Memo: Somalia is Al Shabaab’s Balkanized Cornucopia
Last week’s Somalia Conference in London aimed to reinvigorate the discussion about how to resurrect the “failing” or “fragile” state as experts have described it. The term “Somalia” has entered the English language lexicon as a synonym for disorder and decadence. As of 2017, Somalia is no closer to creating and facilitating a national government, army, police force, infrastructure, or economic and trade structures. Some may argue that Somalia is frozen in a primitive state that is rarely seen in the rest of the world today. Somalia is a hotbed of religious, ethnic, regional, and humanitarian strife. This balkanized cornucopia has served as Al Shabaab’s source of human and financial capital.

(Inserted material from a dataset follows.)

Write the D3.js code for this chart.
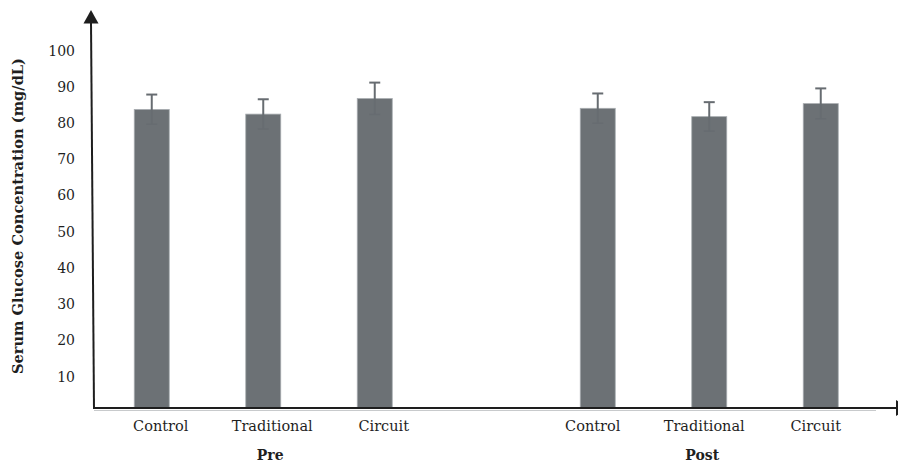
<!DOCTYPE html>
<html>
<head>
<meta charset="utf-8">
<script src="https://cdn.jsdelivr.net/npm/d3@7/dist/d3.min.js"></script>
<style>
  html, body { margin: 0; padding: 0; background: #ffffff; }
  svg { display: block; }
  text { font-family: "DejaVu Serif", "Liberation Serif", serif; fill: #1f1f1f; }
</style>
</head>
<body>
<svg id="chart" width="898" height="463"></svg>
<script>
// Serum glucose (mg/dL), mean and SD per training group, before and after
const groups = ["Pre", "Post"];
const categories = ["Control", "Traditional", "Circuit"];
const preMeans = [83.6, 82.3, 86.6];
const preSD = [4.1, 4.1, 4.4];
const postMeans = [83.9, 81.6, 85.2];
const postSD = [4.1, 4.0, 4.2];
const yTicks = [10, 20, 30, 40, 50, 60, 70, 80, 90, 100];
const yTitle = "Serum Glucose Concentration (mg/dL)";

const rows = [];
groups.forEach((g, gi) => {
  const means = gi === 0 ? preMeans : postMeans;
  const sds = gi === 0 ? preSD : postSD;
  categories.forEach((c, ci) => rows.push({ group: g, category: c, mean: means[ci], sd: sds[ci] }));
});

const svg = d3.select("#chart");
const axisY = 408;        // baseline of the x axis line
const barColor = "#6c7175";
const edgeColor = "#a9adb1";
const errColor = "#676c71";

const y = d3.scaleLinear().domain([0, 100]).range([412.2, 50]);

// Outer band per time point, inner point positions for each group
const xGroup = d3.scaleBand().domain(groups).range([96, 876.5]).paddingInner(0.25).paddingOuter(0);
const xCat = d3.scalePoint().domain(categories).range([0, xGroup.bandwidth()]).padding(0.5);
const barW = xCat.step() * 0.314;
const cx = d => xGroup(d.group) + xCat(d.category);
const labelShift = { Pre: 9, Post: -5 };

// Plot region clip so bars rest on the axis line
svg.append("clipPath").attr("id", "plotClip")
  .append("rect").attr("x", 0).attr("y", 0).attr("width", 898).attr("height", axisY);

const plot = svg.append("g").attr("clip-path", "url(#plotClip)");

plot.selectAll("rect.bar").data(rows).join("rect")
  .attr("class", "bar")
  .attr("x", d => cx(d) - barW / 2)
  .attr("width", barW)
  .attr("y", d => y(d.mean))
  .attr("height", d => y(0) - y(d.mean))
  .attr("fill", barColor)
  .attr("stroke", edgeColor)
  .attr("stroke-width", 0.8);

// Error bars (mean ± SD)
const capW = 11;
const err = svg.append("g").attr("stroke", errColor).attr("stroke-width", 2).attr("fill", "none");
err.selectAll("line.stem").data(rows).join("line")
  .attr("x1", cx).attr("x2", cx)
  .attr("y1", d => y(d.mean + d.sd)).attr("y2", d => y(d.mean - d.sd));
err.selectAll("line.capTop").data(rows).join("line")
  .attr("x1", d => cx(d) - capW / 2).attr("x2", d => cx(d) + capW / 2)
  .attr("y1", d => y(d.mean + d.sd)).attr("y2", d => y(d.mean + d.sd));
err.selectAll("line.capBot").data(rows).join("line")
  .attr("x1", d => cx(d) - capW / 2).attr("x2", d => cx(d) + capW / 2)
  .attr("y1", d => y(d.mean - d.sd)).attr("y2", d => y(d.mean - d.sd))
  .attr("stroke-width", 1.5);

// Y tick labels
const yAxis = d3.axisLeft(y).tickValues(yTicks).tickSize(0).tickPadding(0);
const yg = svg.append("g").attr("transform", "translate(75,0)").call(yAxis);
yg.select(".domain").remove();
yg.selectAll("text")
  .attr("font-family", "DejaVu Serif")
  .attr("font-size", 14)
  .attr("fill", "#222222")
  .attr("dy", "0.36em");

// Axis lines with arrowheads
svg.append("line")
  .attr("x1", 876).attr("x2", 94).attr("y1", axisY + 2.5).attr("y2", axisY + 2.5)
  .attr("stroke", "#c8cacc").attr("stroke-width", 1);
svg.append("line")
  .attr("x1", 93).attr("x2", 897).attr("y1", axisY).attr("y2", axisY)
  .attr("stroke", "#1e1e1e").attr("stroke-width", 2);
svg.append("line")
  .attr("x1", 94).attr("y1", axisY + 1).attr("x2", 91).attr("y2", 22)
  .attr("stroke", "#1e1e1e").attr("stroke-width", 2);
svg.append("path")
  .attr("d", "M91,10 L98.5,23.5 L83.5,23.5 Z")
  .attr("fill", "#1e1e1e");
svg.append("path")
  .attr("d", `M896,${axisY - 8} L910,${axisY} L896,${axisY + 8} Z`)
  .attr("fill", "#1e1e1e");

// Category labels
svg.append("g").selectAll("text").data(rows).join("text")
  .attr("x", d => cx(d) + labelShift[d.group])
  .attr("y", 431)
  .attr("text-anchor", "middle")
  .attr("font-size", 14.5)
  .text(d => d.category);

// Time point labels
svg.append("g").selectAll("text").data(groups).join("text")
  .attr("x", g => xGroup(g) + xCat("Traditional") + labelShift[g] - 2)
  .attr("y", 460)
  .attr("text-anchor", "middle")
  .attr("font-size", 14)
  .attr("font-weight", "bold")
  .text(g => g);

// Y axis title
svg.append("text")
  .attr("transform", "translate(23,216) rotate(-90)")
  .attr("text-anchor", "middle")
  .attr("font-size", 14.6)
  .attr("font-weight", "bold")
  .text(yTitle);
</script>
</body>
</html>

After the ouster of the Barre administration, the Somali Civil War began in 1991. No central governing authority ever established legitimacy beyond the physical parameters of Mogadishu thereafter. In effect, the national leader was relegated to “Mayor of Mogadishu” and has no bearing on national affairs. This chronic disorder has made Somalia a prime source of opportunities for Al Shabaab, the Somali Islamofascist terrorist group. The current balkanization prevented a national army and police force to thwart the Islamic Union of Courts, which aimed to establish Sharia law in the Somali territories. Al Shabaab was an offshoot of the Islamic Union of Courts. It is a far more militant and extremist group than its original form. Al Shabaab has survived and is thriving to the degree that there was a bidding war between ISIS and Al Qaeda to incorporate it as a branch in the horn of Africa.
The famine, poverty, disease, and desperation by the Somali people in the fractional national atmosphere have collectively created Al Shabaab’s recruiting resource. The terrorist group is manipulating the situation to its benefit. The London Somalia Conference and every discussion about Somalia at the United Nations, African Union, and any international body must recognize this fact. Providing the Somali people with a cohesive national law enforcement force, civil governance, infrastructure aid, and medical and food supplies would serve as a major impediment for Al Shabaab’s recruiting, racketeering, and terrorizing of the innocent Somali people who are victims of circumstances beyond their control. Al Shabaab is emboldened by the disorder and decadence of the current Somalia, which is no closer to achieving any semblance of civilization. Policy-makers must fix Somalia’s internal problems if they are ever to defeat Al Shabaab. Somalia needs social and democratic engineering, not political platitudes.